Charlotte Fox, the seasoned high-altitude mountaineer who gained fame for surviving the 1996 Everest disaster chronicled in Jon Krakauer’s best-seller Into Thin Air, died in her home after an apparent fall down the stairs on May 24, 2018. Her 4.5-story home was perched on a steep mountainside overlooking Telluride, CO. She was 61.
“You’ve gone so far up the mountain, you’ve come so far from home, and you spent six months preparing for this goal … . There’s no way you’re going to turn around unless things are really going south,” Fox told a reporter from PBS’s Frontline, as reported by the Telluride Daily Planet, about that infamous blizzard on Everest in May 1996 that killed guides Scott Fischer, Rob Hall, and six other people. This grit followed Fox throughout her pursuits. Though the tragic events on Everest made her famous, she did not seek media attention—nor did she stop climbing.
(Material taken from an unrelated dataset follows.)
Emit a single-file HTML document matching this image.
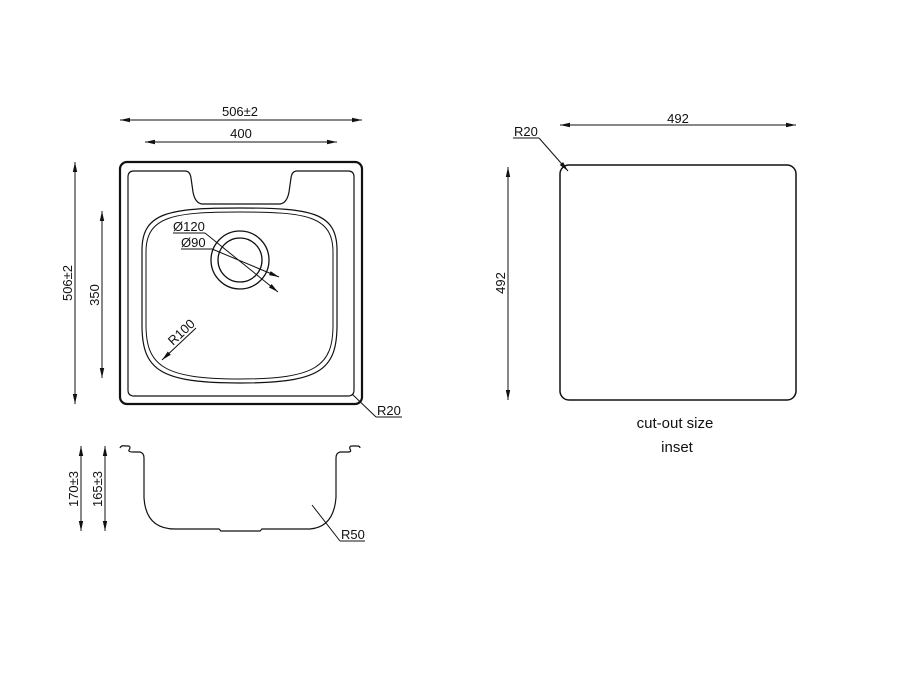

Born in Greensboro, NC, and described by friends as having “Southern charm” and strong work ethic, Fox came to Colorado after college and made her home there. She was the first American woman to climb three 8,000-meter peaks (Gasherbrum II, Cho Oyu, and Everest). She went on to climb two more 8,000-meter peaks—Dhaulagiri and Manaslu—and ticked off each of the tallest peaks on the continents. For her final of the Seven Summits, Mount Elbrus in 2014, an all-women team raised nearly $10,000 for the dZi Foundation, a Ridgeway, Colorado-based nonprofit that serves remote, underserved communities in Nepal. Fox skied off the summit. She also explored her own backyard. She had climbed all 54 of Colorado’s peaks above 14,000 feet, or 14ers, and was a ski patroller for three decades, first in Aspen, then Telluride.
Though she turned 61 on May 10, she had not slowed down. On May 3, Fox returned to Telluride from an attempt at another Himalayan peak, 23,389-foot Baruntse, a climb her team aborted because their guide didn’t seem up to the task, as she told me and my husband, Ben Clark, while walking her beloved dog, Gus, down main street on the day of her fateful fall. As it was the weekend of the 40th annual Mountainfilm, she had houseguests at the time. Having survived so much adversity in the mountains, Fox’s death in her own home shocked and saddened the climbing community near and far.
“Charlotte Fox told us to quit talking about our dreams and just get after them—now,” says longtime friend and mountaineer Jordan Campbell. “Her inspired mountaineering life was a crazy mix of love, friendship, fire, humor, and grand heroics, which brought out the best in all of us. She had triumph and tragedy woven through her years on 8,000-meter peaks, backcountry skiing, rock climbing, and with her relationships. Charlotte was a standout leader of North American mountaineering early on and never wavered or changed course. We were always in awe of her and the life she led…the hole in our hearts is gaping.”
A memorial is tentatively planned for August.